Section 2680(c) has been interpreted broadly to preclude a wide range of suits. See Morris v. United States, 521 F.2d 872, 874 (9th Cir.1975) (repeated harassing behavior and unlawful seizures and levies by IRS agents, even when such actions were beyond the normal scope of authority and amounted to tortious conduct, could not support a claim under the FTCA because they fall within the § 2680 exemption). Similarly, in Capozzoli v. Tracey, 663 F.2d 654 (5th Cir.1981), the Fifth Circuit held that an IRS agent's photographing of a parcel adjacent to the one he was supposed to be observing was covered by § 2680(c). However, the court also noted that:

[I]t is conceivable that an IRS agent could engage in tortious conduct sufficiently removed from the agent's official duties of assessing or collecting taxes as to be beyond the cope of Section 2680(c), and at the same time sufficiently within the scope of his employment as to give rise to an action against the United States.

Id. at 658. Such a case arose in Johnson v. Sawyer, 980 F.2d 1490, 1503-04 (5th Cir. 1992), where the court concluded that IRS agents' actions in publishing information about plaintiff's conviction were not covered by § 2680(c) immunity by reason of the fact that they were directed at deterring future tax evasion by others. Such conduct is only tenuously related to tax assessment and collection.

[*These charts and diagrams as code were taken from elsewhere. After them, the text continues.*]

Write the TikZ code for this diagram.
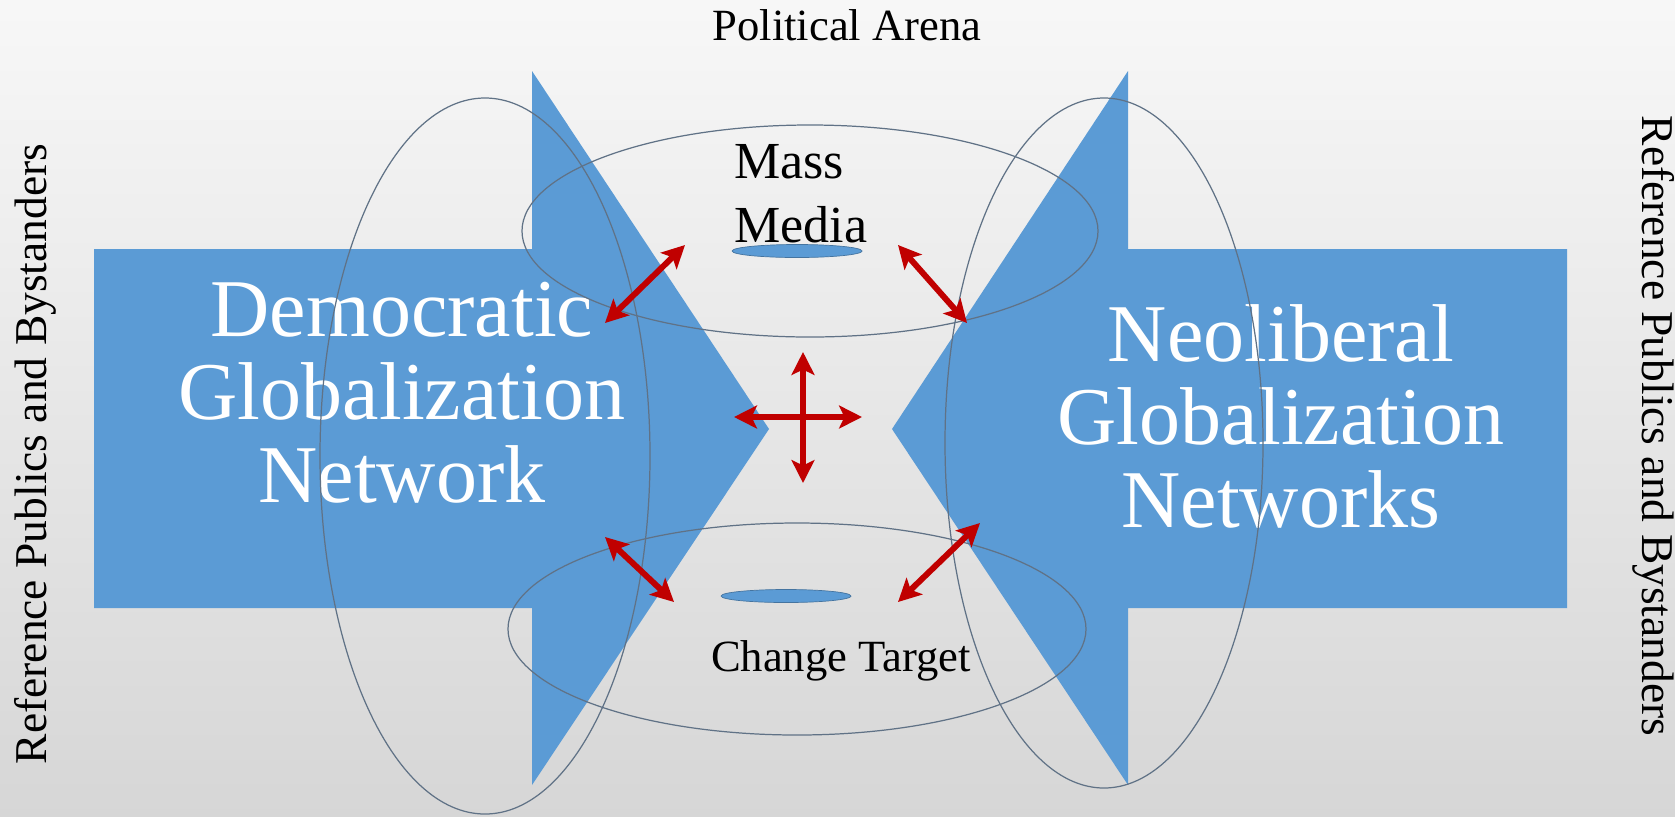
\documentclass[tikz,border=0pt]{standalone}
\usepackage{fontspec}
\setmainfont{Liberation Serif}
\usetikzlibrary{arrows.meta}

\definecolor{arrowblue}{RGB}{91,155,213}
\definecolor{linkred}{RGB}{192,0,0}
\definecolor{ringgray}{RGB}{96,114,134}

\begin{document}
\begin{tikzpicture}[x=0.02cm,y=-0.02cm,
    bigarrow/.style={fill=arrowblue,draw=none},
    ring/.style={draw=ringgray,line width=0.7pt},
    spot/.style={fill=arrowblue,draw=arrowblue!75!black,line width=0.4pt},
    link/.style={draw=linkred,line width=3.4pt,
      {Stealth[length=13pt,width=13pt,inset=3pt]}-{Stealth[length=13pt,width=13pt,inset=3pt]}},
    bigtext/.style={text=white,align=center,font=\fontsize{46.7}{47.2}\selectfont},
    smalltext/.style={font=\fontsize{25.4}{30}\selectfont},
    sidetext/.style={font=\fontsize{25.9}{30}\selectfont,inner sep=0pt}
  ]
  %%%%%%%%%%%%%%% background
  \shade[top color=white!97!black,middle color=white!94!black,bottom color=white!84!black]
    (0,0) rectangle (1675,816);
  \useasboundingbox (0,0) rectangle (1675,816);
  %%%%%%%%%%%%%%% the two networks
  \fill[bigarrow] (94,249) -- (532,249) -- (532,71) -- (769,429) -- (532,785)
    -- (532,608) -- (94,608) -- cycle;
  \fill[bigarrow] (1567,249) -- (1128,249) -- (1128,71) -- (892,429) -- (1128,785)
    -- (1128,608) -- (1567,608) -- cycle;
  % base anchor sits on the last line
  \node[bigtext,anchor=base] (demo) at (402,502) {Democratic\\Globalization\\Network};
  \node[bigtext,anchor=base] (neo) at (1281,527) {Neoliberal\\Globalization\\Networks};
  %%%%%%%%%%%%%%% arenas
  \draw[ring] (485,456) ellipse [x radius=165, y radius=358];
  \draw[ring] (1104,443) ellipse [x radius=159, y radius=345];
  \draw[ring] (810,231) ellipse [x radius=288, y radius=106];
  \draw[ring] (797,629) ellipse [x radius=289, y radius=106];
  \filldraw[spot] (797,251) ellipse [x radius=65, y radius=6.5];
  \filldraw[spot] (786,596) ellipse [x radius=65, y radius=6.5];
  %%%%%%%%%%%%%%% labels
  \node[smalltext,anchor=base] (arena) at (847,40) {Political Arena};
  \node[font=\fontsize{29.6}{36.4}\selectfont,align=left,anchor=base west] (media) at (728,242) {Mass\\Media};
  \node[smalltext,anchor=base] (target) at (841,671) {Change Target};
  \node[sidetext,rotate=90] (publicsL) at (35,454) {Reference Publics and Bystanders};
  \node[sidetext,rotate=-90] (publicsR) at (1654,426) {Reference Publics and Bystanders};
  %%%%%%%%%%%%%%% links
  \coordinate (m1) at (605,323);  \coordinate (m2) at (685,245);
  \coordinate (m3) at (898,245);  \coordinate (m4) at (967,323);
  \coordinate (c1) at (734,417);  \coordinate (c2) at (862,417);
  \coordinate (c3) at (803,352);  \coordinate (c4) at (803,483);
  \coordinate (t1) at (605,537);  \coordinate (t2) at (674,602);
  \coordinate (t3) at (898,602);  \coordinate (t4) at (980,523);
  \draw[link] (m1) -- (m2);
  \draw[link] (m3) -- (m4);
  \draw[link] (c1) -- (c2);
  \draw[link] (c3) -- (c4);
  \draw[link] (t1) -- (t2);
  \draw[link] (t3) -- (t4);
\end{tikzpicture}
\end{document}
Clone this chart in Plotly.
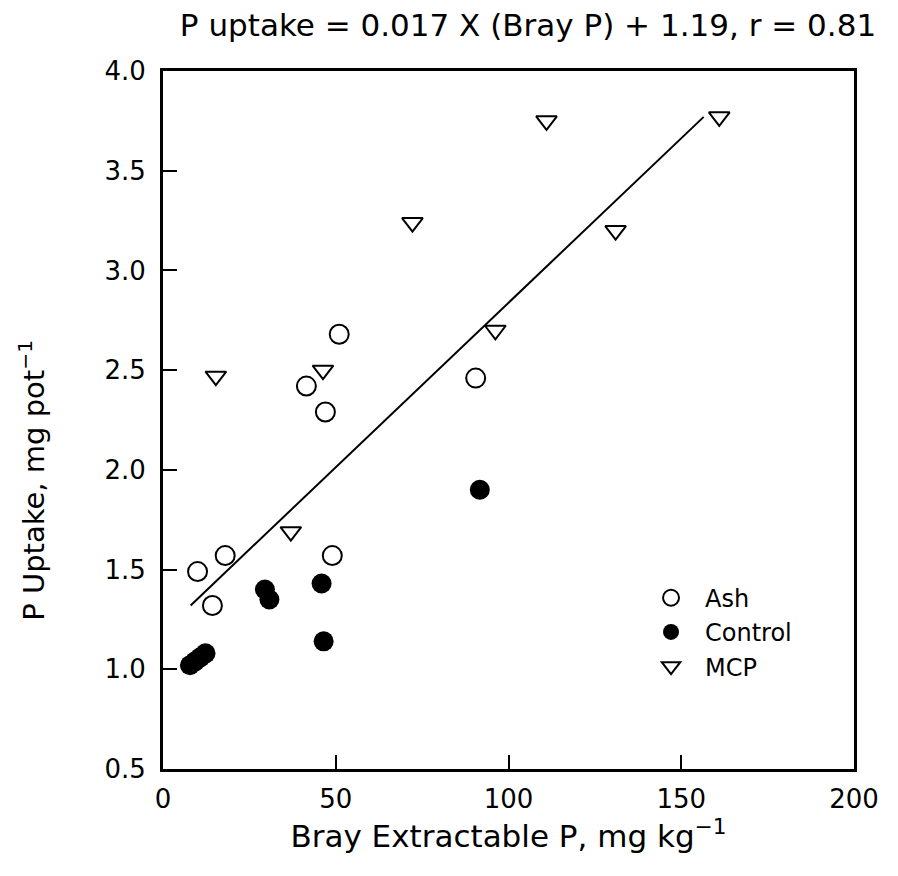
""" P uptake against Bray extractable P, with the fitted regression line.
"""
import plotly

# values
ash_x = [10, 14.3, 18, 41.5, 47, 49, 51, 90.5]
ash_y = [1.49, 1.32, 1.57, 2.42, 2.29, 1.57, 2.68, 2.46]

control_x = [7.8, 9.3, 10.8, 12.3, 29.5, 30.8, 45.9, 46.5, 91.7]
control_y = [1.02, 1.04, 1.06, 1.08, 1.40, 1.35, 1.43, 1.14, 1.90]

mcp_x = [15.3, 37, 46.3, 72.2, 96.2, 111, 131, 161]
mcp_y = [2.47, 1.69, 2.50, 3.24, 2.70, 3.75, 3.20, 3.77]

# end points of the regression line as drawn
fit_x = [8, 156.5]
fit_y = [1.32, 3.77]

x_ticks = [0, 50, 100, 150, 200]
y_ticks = [0.5, 1.0, 1.5, 2.0, 2.5, 3.0, 3.5, 4.0]

FONT = 'DejaVu Sans'

traces = [
    plotly.graph_objs.Scatter(
        x=fit_x, y=fit_y, mode='lines',
        line=dict(color='black', width=2),
        showlegend=False, hoverinfo='skip'),
    plotly.graph_objs.Scatter(
        x=ash_x, y=ash_y, mode='markers', name='Ash',
        marker=dict(symbol='circle-open', size=19, color='black',
                    line=dict(width=2, color='black'))),
    plotly.graph_objs.Scatter(
        x=control_x, y=control_y, mode='markers', name='Control',
        marker=dict(symbol='circle', size=20, color='black',
                    line=dict(width=0))),
    plotly.graph_objs.Scatter(
        x=mcp_x, y=mcp_y, mode='markers', name='MCP',
        marker=dict(symbol='triangle-down-open', size=18, color='black',
                    line=dict(width=2, color='black'))),
]

axis_common = dict(
    showgrid=False,
    zeroline=False,
    showline=True,
    linecolor='black',
    linewidth=3,
    mirror=True,
    ticks='inside',
    ticklen=14,
    tickwidth=2,
    tickcolor='black',
    tickfont=dict(family=FONT, size=26, color='black'),
    automargin=False,
)

# the page body adds an 8px offset, so the figure is a little smaller than the window
layout = plotly.graph_objs.Layout(
    width=890,
    height=868,
    margin=dict(l=155, r=44, t=63, b=107),
    paper_bgcolor='white',
    plot_bgcolor='white',
    font=dict(family=FONT, size=26, color='black'),
    title=dict(
        text='P uptake = 0.017 X (Bray P) + 1.19, r = 0.81',
        font=dict(family=FONT, size=31, color='black'),
        xref='container', x=520 / 890, xanchor='center',
        yref='container', y=1 - 17 / 868, yanchor='middle',
    ),
    xaxis=dict(
        axis_common,
        range=[0, 200],
        tickvals=x_ticks,
        ticktext=[str(v) for v in x_ticks],
        ticklabelstandoff=5,
        title=dict(text='Bray Extractable P, mg kg<sup>−1</sup>',
                   font=dict(family=FONT, size=31), standoff=13),
    ),
    yaxis=dict(
        axis_common,
        range=[0.5, 4.0],
        tickvals=y_ticks,
        ticktext=['%.1f' % v for v in y_ticks],
        ticklabelstandoff=9,
    ),
    # y title sits below the middle of the axis in the original, so place it by hand
    annotations=[
        dict(
            text='P Uptake, mg pot<sup>−1</sup>',
            font=dict(family=FONT, size=29, color='black'),
            textangle=-90,
            xref='paper', x=-0.19, xanchor='center',
            yref='paper', y=0.414, yanchor='middle',
            showarrow=False,
        ),
    ],
    legend=dict(
        x=0.686, y=0.277, xanchor='left', yanchor='top',
        bgcolor='rgba(0,0,0,0)',
        font=dict(family=FONT, size=24, color='black'),
        itemsizing='trace',
        itemwidth=58,
    ),
    showlegend=True,
    hovermode='closest',
)

fig = plotly.graph_objs.Figure(data=traces, layout=layout)
fig.write_html("out.html")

In the instant case, Wilkerson alleges wrongful levy and other potentially tortious conduct relating to disclosures to third parties, including negligence and invasion of privacy. From the pleadings alone, it is impossible to determine the extent to which these activities were related to tax assessment and collection. Although the government contends that all disclosures were a legitimate part of the tax levy process, it is possible to infer, based on Wilkerson's first amended complaint, that the disclosures were made solely to harass her or ruin her business and with no intent to collect taxes or information to facilitate tax collection. For these reasons, the government has failed to show that Wilkerson does not state a claim for which relief can be granted under the FTCA; disposition upon motion for summary judgment is inappropriate.

IX. Conclusion

Based on the foregoing, the United States' motion to dismiss will be granted in part and denied in part. An order incorporating these terms will issue concurrently with this memorandum.

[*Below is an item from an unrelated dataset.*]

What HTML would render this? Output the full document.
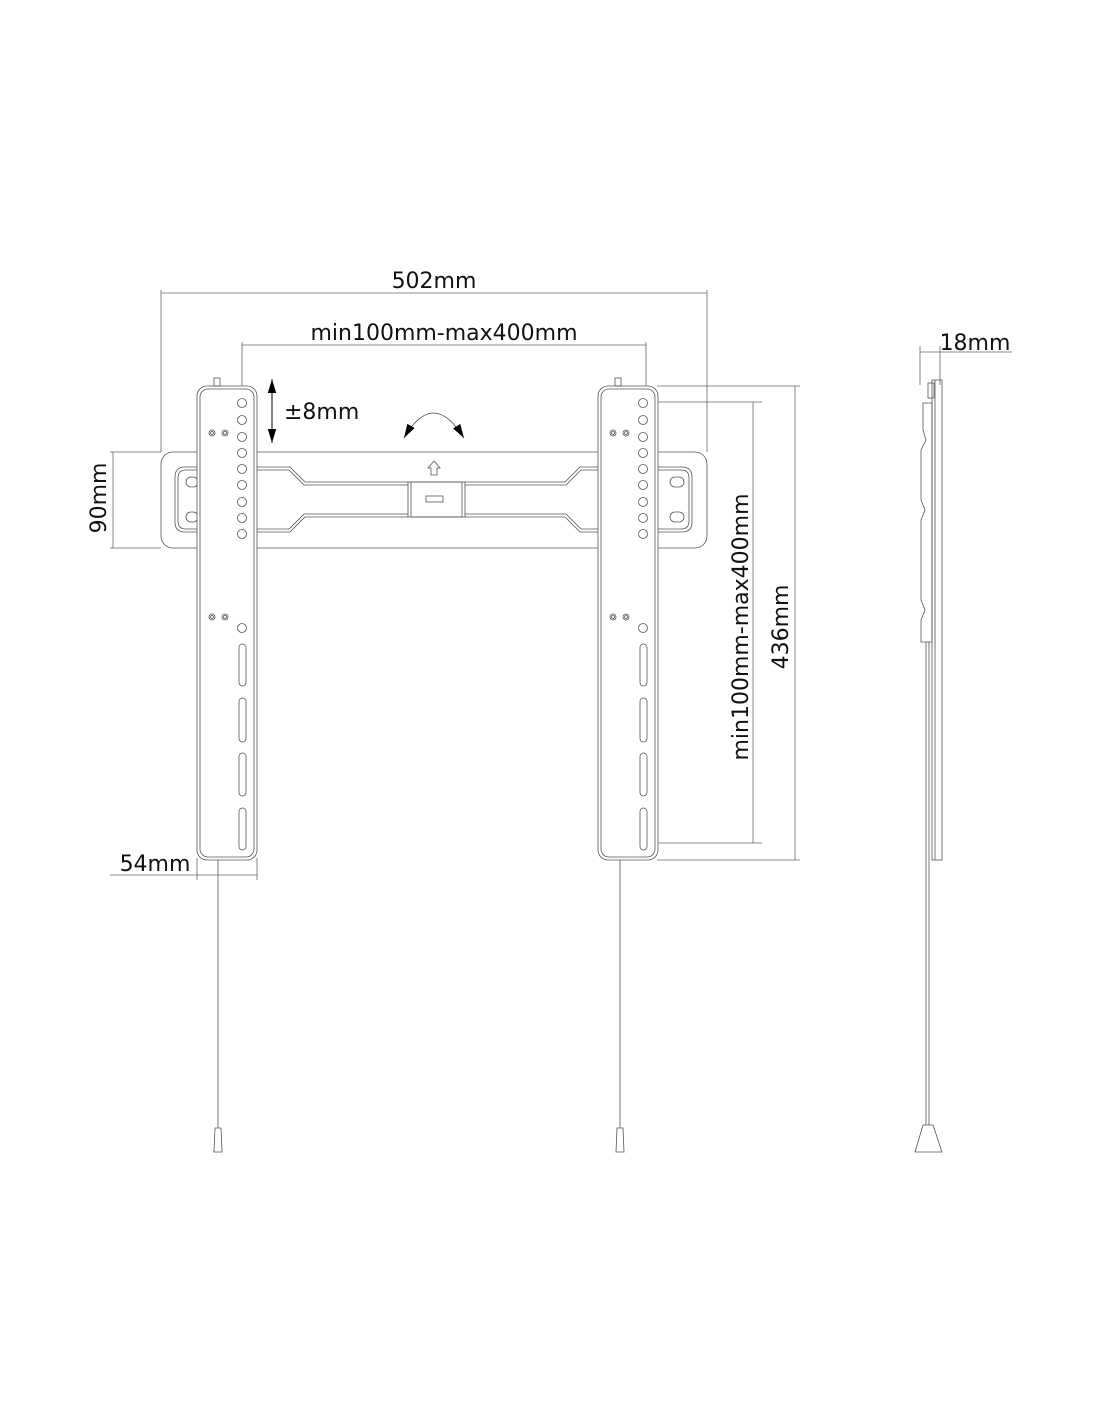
<!DOCTYPE html>
<html><head><meta charset="utf-8"><style>
html,body{margin:0;padding:0;background:#fff}
svg{display:block}
text{font-family:"DejaVu Sans","Liberation Sans",sans-serif;fill:#111}
</style></head><body>
<svg width="1100" height="1422" viewBox="0 0 1100 1422" xmlns="http://www.w3.org/2000/svg">
<defs>
<marker id="ah" viewBox="0 0 10 10" refX="10" refY="5" markerWidth="10" markerHeight="10" orient="auto-start-reverse"><path d="M0,1.5 L10,5 L0,8.5 Z" fill="#000"/></marker>
<marker id="ah2" viewBox="0 0 10 10" refX="10" refY="5" markerWidth="14" markerHeight="14" markerUnits="userSpaceOnUse" orient="auto-start-reverse"><path d="M0,2 L10,5 L0,8 Z" fill="#000"/></marker>
<g id="bracket" stroke="#555" stroke-width="0.8">
  <rect x="0" y="0" width="60" height="474" rx="10" fill="#fff"/>
  <g fill="none">
  <rect x="3" y="3" width="54" height="468" rx="8"/>
  <rect x="17" y="-8" width="6" height="8"/>
    <circle cx="45" cy="17" r="4.5"/><circle cx="45" cy="34" r="4.5"/><circle cx="45" cy="51" r="4.5"/>
    <circle cx="45" cy="67" r="4.5"/><circle cx="45" cy="83" r="4.5"/><circle cx="45" cy="99" r="4.5"/>
    <circle cx="45" cy="116" r="4.5"/><circle cx="45" cy="132" r="4.5"/><circle cx="45" cy="148" r="4.5"/>
    <circle cx="15" cy="47" r="3"/><circle cx="15" cy="47" r="1.5"/><circle cx="28" cy="47" r="3"/><circle cx="28" cy="47" r="1.5"/>
    <circle cx="15" cy="231" r="3"/><circle cx="15" cy="231" r="1.5"/><circle cx="28" cy="231" r="3"/><circle cx="28" cy="231" r="1.5"/>
    <circle cx="45" cy="242" r="4.5"/>
    <rect x="42" y="258" width="7" height="42" rx="3.5"/>
    <rect x="42" y="312" width="7" height="44" rx="3.5"/>
    <rect x="42" y="367" width="7" height="43" rx="3.5"/>
    <rect x="42" y="422" width="7" height="42" rx="3.5"/>
  </g>
</g>
</defs>

<g stroke="#666" stroke-width="0.8" fill="none">
  <line x1="161" y1="290" x2="161" y2="452"/>
  <line x1="707" y1="290" x2="707" y2="452"/>
  <line x1="161" y1="293" x2="707" y2="293"/>
  <line x1="242" y1="342" x2="242" y2="395"/>
  <line x1="646" y1="342" x2="646" y2="395"/>
  <line x1="242" y1="345" x2="646" y2="345"/>
  <line x1="110" y1="452" x2="161" y2="452"/>
  <line x1="110" y1="548" x2="161" y2="548"/>
  <line x1="113" y1="452" x2="113" y2="548"/>
  <line x1="110" y1="875" x2="257" y2="875"/>
  <line x1="197" y1="858" x2="197" y2="880"/>
  <line x1="257" y1="858" x2="257" y2="880"/>
  <line x1="652" y1="402" x2="762" y2="402"/>
  <line x1="652" y1="843" x2="762" y2="843"/>
  <line x1="753" y1="402" x2="753" y2="843"/>
  <line x1="657" y1="386" x2="800" y2="386"/>
  <line x1="657" y1="860" x2="800" y2="860"/>
  <line x1="795" y1="386" x2="795" y2="860"/>
  <line x1="920" y1="346" x2="920" y2="385"/>
  <line x1="940" y1="346" x2="940" y2="385"/>
  <line x1="920" y1="352" x2="1012" y2="352"/>
</g>

<g fill="none" stroke="#555" stroke-width="0.8">
  <rect x="161" y="452" width="546" height="96" rx="12" fill="#fff"/>
  <path d="M257,467 L290,467 L305,482 L408,482 M465,482 L565,482 L580,467 L600,467"/>
  <path d="M257,470 L289,470 L304,485 L408,485 M465,485 L566,485 L581,470 L600,470"/>
  <path d="M257,532 L290,532 L305,517 L408,517 M465,517 L565,517 L580,532 L600,532"/>
  <path d="M257,529 L289,529 L304,514 L408,514 M465,514 L566,514 L581,529 L600,529"/>
  <path d="M200,467 L185,467 Q175,467 175,477 L175,522 Q175,532 185,532 L200,532"/>
  <path d="M200,470 L186,470 Q178,470 178,478 L178,521 Q178,529 186,529 L200,529"/>
  <path d="M657,467 L682,467 Q692,467 692,477 L692,522 Q692,532 682,532 L657,532"/>
  <path d="M657,470 L681,470 Q689,470 689,478 L689,521 Q689,529 681,529 L657,529"/>
  <rect x="186" y="477" width="12" height="10" rx="5"/><rect x="186" y="512" width="12" height="10" rx="5"/>
  <rect x="670" y="477" width="14" height="10" rx="5"/><rect x="670" y="512" width="14" height="10" rx="5"/>
  <rect x="408" y="482" width="57" height="35"/>
  <rect x="411" y="482" width="51" height="35"/>
  <rect x="426" y="496" width="17" height="6"/>
  <path d="M431,475 L431,468 L428,468 L434,461 L440,468 L437,468 L437,475 Z"/>
</g>

<use href="#bracket" x="197" y="386"/>
<use href="#bracket" x="598" y="386"/>

<g stroke="#555" stroke-width="0.8" fill="none">
  <line x1="218" y1="860" x2="218" y2="1128"/>
  <line x1="620" y1="860" x2="620" y2="1128"/>
  <path d="M215,1128 L221,1128 L222,1152 L214,1152 Z"/>
  <path d="M617,1128 L623,1128 L624,1152 L616,1152 Z"/>
</g>

<line x1="272" y1="379" x2="272" y2="443" stroke="#000" stroke-width="1" marker-start="url(#ah2)" marker-end="url(#ah2)"/>
<text x="284" y="419" font-size="22">±8mm</text>
<path d="M404,438 Q433,388 464,438" fill="none" stroke="#444" stroke-width="0.8" marker-start="url(#ah2)" marker-end="url(#ah2)"/>

<g stroke="#555" stroke-width="0.8" fill="none">
  <rect x="932" y="380" width="10" height="480"/>
  <line x1="935" y1="380" x2="935" y2="860"/>
  <rect x="928" y="383" width="6" height="15"/>
  <path d="M923,403 L932,403 L932,642 L921,642 L921,620 L925,610 L921,600 L921,520 L925,510 L921,500 L921,450 L926,440 L923,430 Z"/>
  <line x1="926" y1="642" x2="926" y2="1125"/>
  <line x1="929" y1="642" x2="929" y2="1125"/>
  <path d="M923,1125 L933,1125 L942,1152 L915,1152 Z"/>
</g>

<text x="434" y="288" font-size="22" text-anchor="middle">502mm</text>
<text x="444" y="340" font-size="22" text-anchor="middle">min100mm-max400mm</text>
<text x="975" y="350" font-size="22" text-anchor="middle">18mm</text>
<text x="155" y="871" font-size="22" text-anchor="middle">54mm</text>
<text transform="translate(106,498) rotate(-90)" font-size="22" text-anchor="middle">90mm</text>
<text transform="translate(748,627) rotate(-90)" font-size="22" text-anchor="middle">min100mm-max400mm</text>
<text transform="translate(788,627) rotate(-90)" font-size="22" text-anchor="middle">436mm</text>
</svg>
</body></html>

[1] Plaintiff cites two Fifth Circuit cases, Snodgrass v. United States, 834 F.2d 537 (5th Cir.1987) and Interfirst Bank Dallas, N.A. v. United States, 769 F.2d 299 (5th Cir.1985), cert. denied, 475 U.S. 1081, 106 S. Ct. 1458, 89 L. Ed. 2d 716 (1986), for the general proposition that Congress has waived sovereign immunity in cases where the government forcibly extracts tax payments, as opposed to when such payments are voluntarily made. These cases must not be read so broadly, however. Interfirst simply noted that "In 26 U.S.C. § 7427 and 28 U.S.C. § 2680(c), Congress chose to distinguish between forcible and voluntary collection activities." Interfirst, 769 F.2d at 310. This statement should not be used to interpret § 7433, which had not been enacted at the time Interfirst was decided. Similarly, Snodgrass stands only for the narrow proposition that Congress chose by enacting § 7426 to protect only those third parties whose payment of taxes on behalf of others was involuntary. Snodgrass, 834 F.2d at 539. Thus neither of these two cases stands for a general rule that third parties always have a cause of action against the government for coerced collection of the taxes of another, nor can either case be used to interpret § 7433.

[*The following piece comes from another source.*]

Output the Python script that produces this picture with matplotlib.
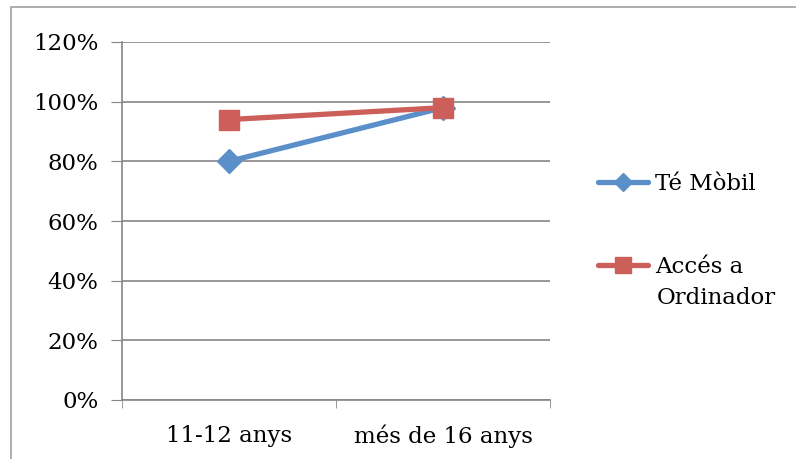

[2] Because of the finding below that Wilkerson has not pleaded that any "return information" was disclosed, the issue of whether the disclosure, if any, was authorized need not be reached. However, the court nonetheless notes that the government's argument that the disclosures were authorized is not appropriate for resolution by a 12(b) (6) motion; the factors involved in the determination of whether a disclosure is authorized (e.g., whether the disclosure was necessary to obtain information, whether that information was otherwise reasonably available, and whether the disclosure was made in connection with official collection activities) require the weighing of evidence.